# P-cola beach pier 04/14



## florabamaboy (Nov 18, 2011)

Lots o' pomps put on the pier, eating everything we threw at em. We were there from noon-5. Saw no cobes but did manage a few Spanish. Water conditions not so bueno but then there was a storm a brewin. All in all a good day.

Even met a fellow 302'er. Funny we both thought we were the last of the Mohicans.


----------



## Jackin' 'Em Up (Dec 31, 2013)

302'er?


----------



## Hopin4aboat (Jul 5, 2009)

Jackin' 'Em Up said:


> 302'er?


Mitchel 302 I would guess and I'll bet James is the fellow he met


----------



## fairpoint (May 9, 2013)

Jackin' 'Em Up said:


> 302'er?


Now that's a shame when a pier rat or any other fisherman don't know what a 302 is.....More fish than could feed china have been caught on the Mitchell 302 and here on the gulf coast killed a many cobia and king mackerel and was considered to be the best there was or a penn 706 greenie.....For fishing with mono the 302 will hold its own and with a manual very fish killing capable....over 25lb line and you will get shaft 
warpage .............


----------



## Jackin' 'Em Up (Dec 31, 2013)

I have a mitchell 302 that I use for king, but when you said 302'er I didn't know if you meant something else. I agree that they are great reels and can get them for decent prices too. He might have met Marty. He has alot of mitchells. He gave me the advice to bent the manual pickup frame to get even spooling on one of my previous mitchells


----------



## florabamaboy (Nov 18, 2011)

Wasn't Marty I met. I fished with Marty in the early 90's as well. I watched as a Tarpon destroyed (bent double) the manual on Marty's 302 one day way back when. Tarpon spooled him and a couple of us helped him splice a second spool onto his rod just to get the fish to the pier. The guy I met was a bigger guy with gray hair I think.


----------



## shootnstarz (May 4, 2011)

Still have several 302s, and Shakespeare 2091s. Got my very first 302 Sep 27 1967 and a 2 piece Berkley rod. Caught my first king one year and one day later, 30 lbs.

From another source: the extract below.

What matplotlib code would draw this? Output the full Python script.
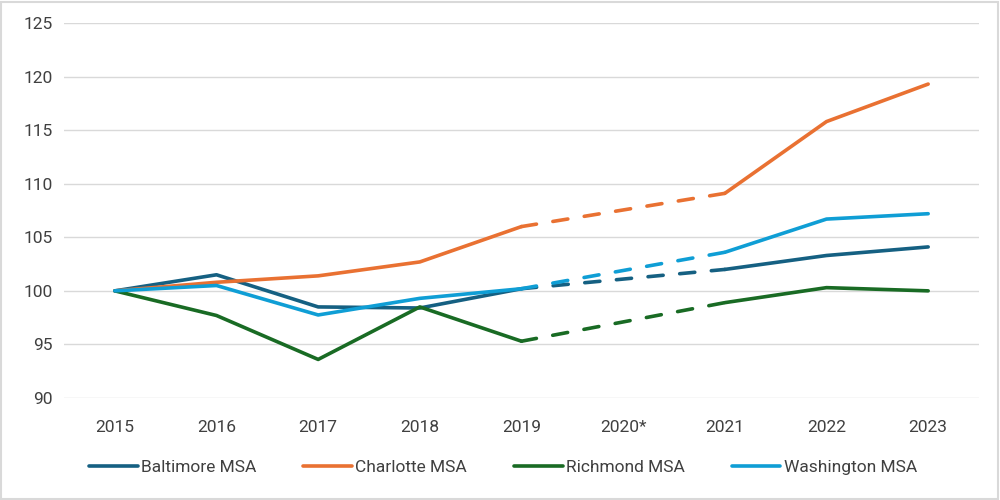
import numpy as np
import matplotlib
matplotlib.use("Agg")
import matplotlib.pyplot as plt
from matplotlib.patches import Rectangle

years = ["2015", "2016", "2017", "2018", "2019", "2020*", "2021", "2022", "2023"]
baltimore = [100.0, 101.5, 98.5, 98.4, 100.2, np.nan, 102.0, 103.3, 104.1]
charlotte = [100.0, 100.8, 101.4, 102.7, 106.0, np.nan, 109.1, 115.8, 119.3]
richmond = [100.0, 97.7, 93.6, 98.5, 95.3, np.nan, 98.9, 100.3, 100.0]
washington = [100.0, 100.5, 97.75, 99.3, 100.2, np.nan, 103.6, 106.7, 107.2]

series = [
    ("Baltimore MSA", baltimore, "#156082"),
    ("Charlotte MSA", charlotte, "#E97132"),
    ("Richmond MSA", richmond, "#196B24"),
    ("Washington MSA", washington, "#0F9ED5"),
]

plt.rcParams['font.family'] = ['Roboto', 'DejaVu Sans']

fig = plt.figure(figsize=(10, 5), dpi=100)
ax = fig.add_axes([0.064, 0.204, 0.915, 0.75])

x = np.arange(len(years))
lw = 2.6
handles = []
for name, vals, col in series:
    v = np.array(vals, dtype=float)
    h, = ax.plot(x[:5], v[:5], color=col, lw=lw, solid_capstyle='round', solid_joinstyle='round', label=name, zorder=3)
    ax.plot(x[6:], v[6:], color=col, lw=lw, solid_capstyle='round', solid_joinstyle='round', zorder=3)
    ax.plot([x[4], x[6]], [v[4], v[6]], color=col, lw=lw, linestyle=(0, (4.2, 4.6)),
            dash_capstyle='round', zorder=3)
    handles.append(h)

ax.set_xlim(-0.5, len(years) - 0.5)
ax.set_ylim(90, 125)
ax.set_yticks(np.arange(90, 126, 5))
ax.set_xticks(x)
ax.set_xticklabels(years)
ax.grid(axis='y', color='#D9D9D9', lw=1.0)
ax.set_axisbelow(True)
for s in ax.spines.values():
    s.set_visible(False)
ax.tick_params(axis='both', length=0, labelsize=12.5, colors='#404040')
ax.tick_params(axis='x', pad=16)
ax.tick_params(axis='y', pad=8)

fig.legend(handles=handles, loc='center', bbox_to_anchor=(0.503, 0.066), ncol=4, frameon=False,
           fontsize=12.5, handlelength=2.8, handletextpad=0.2, columnspacing=2.7, labelcolor='#404040')

fig.patches.append(Rectangle((0.001, 0.002), 0.997, 0.995, transform=fig.transFigure,
                             fill=False, edgecolor='#D9D9D9', lw=1.5))

fig.savefig("out.png", dpi=100)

They really were not very high quality reels but they dominated the Gulf Coast market from they're first year to way, way after their last. The body was cheap pot metal, the main drive gear aluminum and the finish was prone to corrosion after several uses.
The 402, high speed version, was even less durable wearing the gears out in no time.

Still, 302s were the favorite for many years out selling all other brands combined 10 to 1. If I ever go fishing again it's what I'll grab.

Rick


----------